Quelques dzongs emblématiques à découvrir
Chaque dzong possède son histoire, son implantation et son rôle au cœur de la vie locale. Certains se distinguent par leur situation spectaculaire, d’autres par leur architecture raffinée ou leur importance dans les festivités annuelles. Voici des exemples pour mieux saisir la richesse et la diversité de ces forteresses.
Les dzongs de Paro, de Thimphu, de Punakha, de Trongsa, de Jakar, de Trashigang, de Mongar ou de Simtoka, près de Thimphu, impressionnent par leur aménagement, avec des menuiseries richement décorées, des poteaux et des poutres sculptés, des recoins et des niches abritant des images votives.
Dzong de Paro (Rinpung Dzong)
Surplombant la vallée de Paro, ce dzong impressionne par sa position dominante et son élégance sobre. Il accueille chaque année le tsechu de Paro, l’un des festivals les plus populaires du pays.


Dzong de Punakha
Surnommé « le palais de la grande félicité », le dzong de Punakha se situe à la confluence de deux rivières, dans un site spectaculaire entouré de jacarandas en fleurs. Son pont en bois couvert est une prouesse technique et esthétique, reliant le dzong de Punakha aux terres environnantes.

Dzong de Trongsa
Situé au centre du Bhoutan, le dzong de Trongsa contrôle l’ancienne route reliant l’est et l’ouest du pays. Avec ses cours successives en terrasses, il est considéré comme un chef-d’œuvre d’adaptation au relief.

Dzong de Thimphu
Situé dans la capitale, ce dzong abrite le siège du gouvernement, la salle du trône et une grande partie de l’administration monastique centrale. Ses cours et ses tours dorées sont magnifiques.

Dzong de Jakar
Dominant la vallée de Bumthang, il est parfois appelé « le château de l’oiseau blanc ». Il joue un rôle majeur dans les cérémonies religieuses locales et offre une vue dégagée sur les paysages environnants.


Dzong de Trashigang
Construit au sommet d’une falaise, ce dzong commande l’une des vallées les plus à l’est du Bhoutan. Il est le centre administratif et religieux de la région, tout en étant un point de repère pour les voyageurs.

Dzong de Simtokha
Situé près de Thimphu, c’est l’un des plus anciens dzongs du Bhoutan, édifié en 1629. Il est réputé pour ses peintures murales intérieures d’une grande finesse et accueille aujourd’hui un institut d’études linguistiques et culturelles. Il a une atmosphère paisible, propice à l’étude et à la contemplation.

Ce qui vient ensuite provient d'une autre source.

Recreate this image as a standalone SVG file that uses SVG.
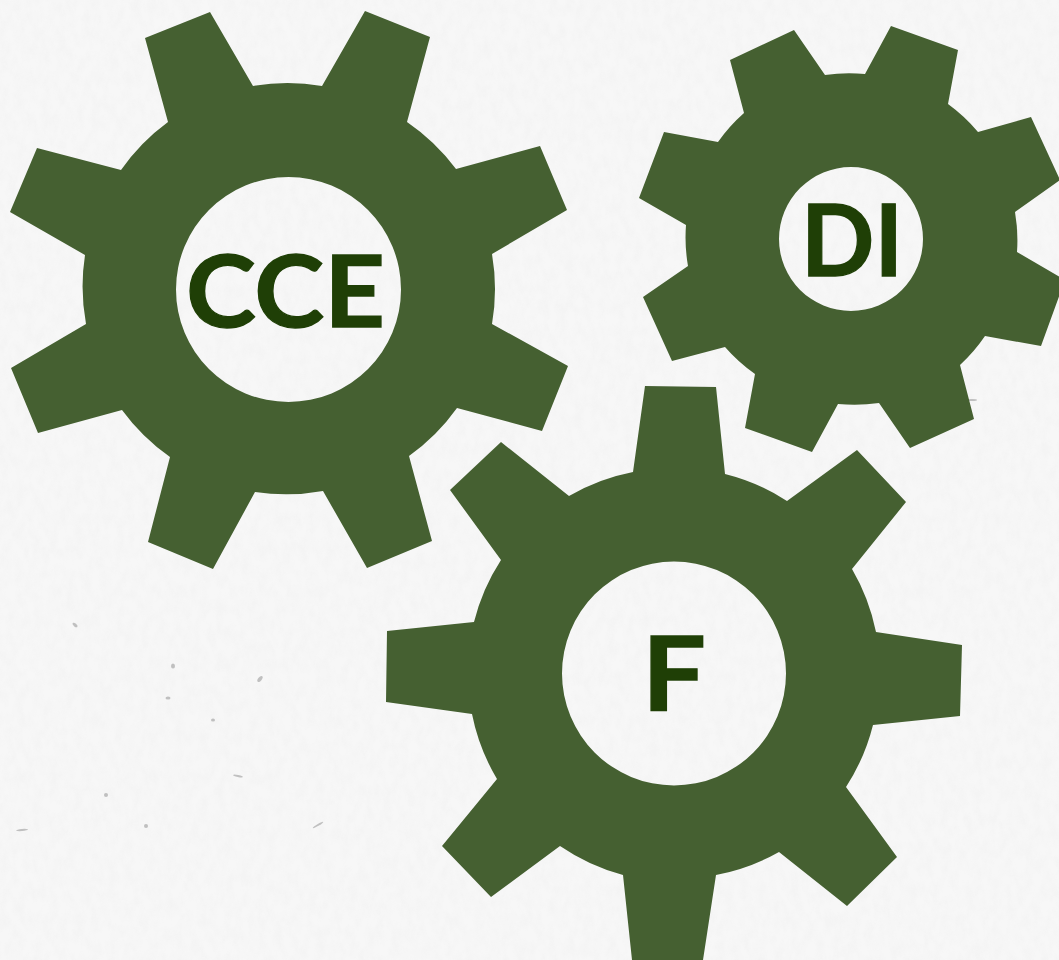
<svg xmlns="http://www.w3.org/2000/svg" width="1059" height="960" viewBox="0 0 1059 960">
<style>
.gear{fill:#456031;fill-rule:evenodd}
.lbl{font-family:"Lato","Liberation Sans",sans-serif;font-weight:700;fill:#1f3f06;stroke:#1f3f06;stroke-width:1.3;text-anchor:start}
.speck{fill:#8a8a8a;opacity:.5}
</style>
<defs>
<filter id="paper" x="0" y="0" width="100%" height="100%">
<feTurbulence type="fractalNoise" baseFrequency="0.12 0.07" numOctaves="4" seed="7"/>
<feColorMatrix type="matrix" values="0 0 0 0 0.55  0 0 0 0 0.55  0 0 0 0 0.55  0.3 0 0 0 -0.1"/>
</filter>
</defs>
<rect id="background" width="1059" height="960" fill="#f7f7f7"/>
<rect width="1059" height="960" filter="url(#paper)" opacity="0.4"/>
<g id="paper-specks">
<ellipse class="speck" cx="260" cy="679" rx="3.500" ry="1.800" transform="rotate(-50 260 679)"/>
<ellipse class="speck" cx="173" cy="666" rx="2" ry="2.500"/>
<ellipse class="speck" cx="168" cy="698" rx="2.500" ry="1.500"/>
<ellipse class="speck" cx="75" cy="625" rx="3" ry="1.500" transform="rotate(40 75 625)"/>
<ellipse class="speck" cx="213" cy="720" rx="2" ry="1.500"/>
<ellipse class="speck" cx="238" cy="776" rx="5" ry="1" transform="rotate(12 238 776)"/>
<ellipse class="speck" cx="22" cy="830" rx="6" ry="1" transform="rotate(-5 22 830)"/>
<ellipse class="speck" cx="106" cy="795" rx="2" ry="2"/>
<ellipse class="speck" cx="146" cy="826" rx="2" ry="2"/>
<ellipse class="speck" cx="402" cy="171" rx="4" ry="3"/>
<ellipse class="speck" cx="175" cy="497" rx="3" ry="3"/>
<ellipse class="speck" cx="318" cy="825" rx="6" ry="1" transform="rotate(-30 318 825)"/>
<ellipse class="speck" cx="972" cy="400" rx="5" ry="1"/>
</g>
<g id="gear-cce">
<path class="gear" d="M253 86A206 206 0 0 1 322 86L365 11L430 37L407 122A206 206 0 0 1 456 169L540 146L567 210L492 254A206 206 0 0 1 492 324L568 366L542 431L457 408A206 206 0 0 1 409 456L432 541L367 568L323 491A206 206 0 0 1 255 492L213 569L148 542L170 457A206 206 0 0 1 122 410L38 433L11 368L86 324A206 206 0 0 1 85 255L10 212L37 148L121 170A206 206 0 0 1 168 122L145 38L210 12ZM401 289.500A112.500 112.500 0 1 0 176 289.500A112.500 112.500 0 1 0 401 289.500Z"/>
<text class="lbl" x="186" y="327" font-size="100" textLength="199" lengthAdjust="spacingAndGlyphs">CCE</text>
</g>
<g id="gear-di">
<path class="gear" d="M825 75A166 166 0 0 1 865 74L891 26L958 50L948 104A166 166 0 0 1 978 132L1031 117L1060 180L1015 212A166 166 0 0 1 1017 252L1065 280L1041 346L985 336A166 166 0 0 1 960 365L974 419L910 448L879 403A166 166 0 0 1 838 404L812 452L745 428L755 374A166 166 0 0 1 725 347L672 361L643 297L688 266A166 166 0 0 1 686 225L639 198L664 132L718 142A166 166 0 0 1 744 113L730 60L794 30ZM923 239A72 72 0 1 0 779 239A72 72 0 1 0 923 239Z"/>
<text class="lbl" x="801" y="276" font-size="100" textLength="102" lengthAdjust="spacingAndGlyphs">DI</text>
</g>
<g id="gear-f">
<path class="gear" d="M645 386L716 387L725 474A205 205 0 0 1 787 501L857 450L906 502L852 569A205 205 0 0 1 876 632L962 645L960 716L873 725A205 205 0 0 1 846 787L897 857L847 906L779 852A205 205 0 0 1 716 875L703 960L632 960L623 875A205 205 0 0 1 560 846L491 897L442 846L497 779A205 205 0 0 1 472 714L386 702L387 631L474 622A205 205 0 0 1 501 560L450 490L501 442L569 496A205 205 0 0 1 633 472ZM786 673.500A112 112 0 1 0 562 673.500A112 112 0 1 0 786 673.500Z"/>
<text class="lbl" x="642" y="711" font-size="104" textLength="64" lengthAdjust="spacingAndGlyphs">F</text>
</g>
</svg>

Pourquoi visiter les dzongs lors d’un voyage au Bhoutan ?
Se rendre dans un dzong ne se limite pas à l’admiration de ses toits dorés ou de ses peintures colorées. C’est découvrir un lieu où l’administration, la justice et la spiritualité coexistent quotidiennement. Le passage des moines en robe bordeaux, les drapeaux de prières flottant dans le vent et le son des conques durant les cérémonies animent ces murs, révélant le cœur battant de la culture bhoutanaise.
Ces édifices témoignent d’une conception de l’habitat collectif où le spirituel irrigue chaque aspect de la vie, où la construction épouse le relief et le climat, et où chaque élément architectural répond à un usage précis. Pour quiconque s’intéresse à l’architecture vernaculaire, les dzongs représentent une source inépuisable d’inspiration, illustrant l’alliance de la solidité, de l’esthétique et du sacré.

Conclusion : un patrimoine vivant et exemplaire
Les dzongs du Bhoutan incarnent l’art de bâtir selon les besoins d’une société, en harmonie avec les contraintes climatiques et le contexte spirituel local. Leur architecture ne se limite pas à une fonction utilitaire, elle porte un message collectif et spirituel qui se transmet de génération en génération.
Pour l’architecte, l’artisan ou le voyageur curieux, ces édifices traditionnels du Bhoutan sont une invitation à observer, comprendre et intégrer dans sa réflexion personnelle l’idée qu’un bâtiment peut devenir le reflet d’une société tout entière, de ses croyances comme de ses modes de vie.
Découvrir les dzongs du Bhoutan, c’est approcher une vision de l’architecture où l’humain, la nature et le sacré avancent ensemble, dans un équilibre à la fois solide et lumineux.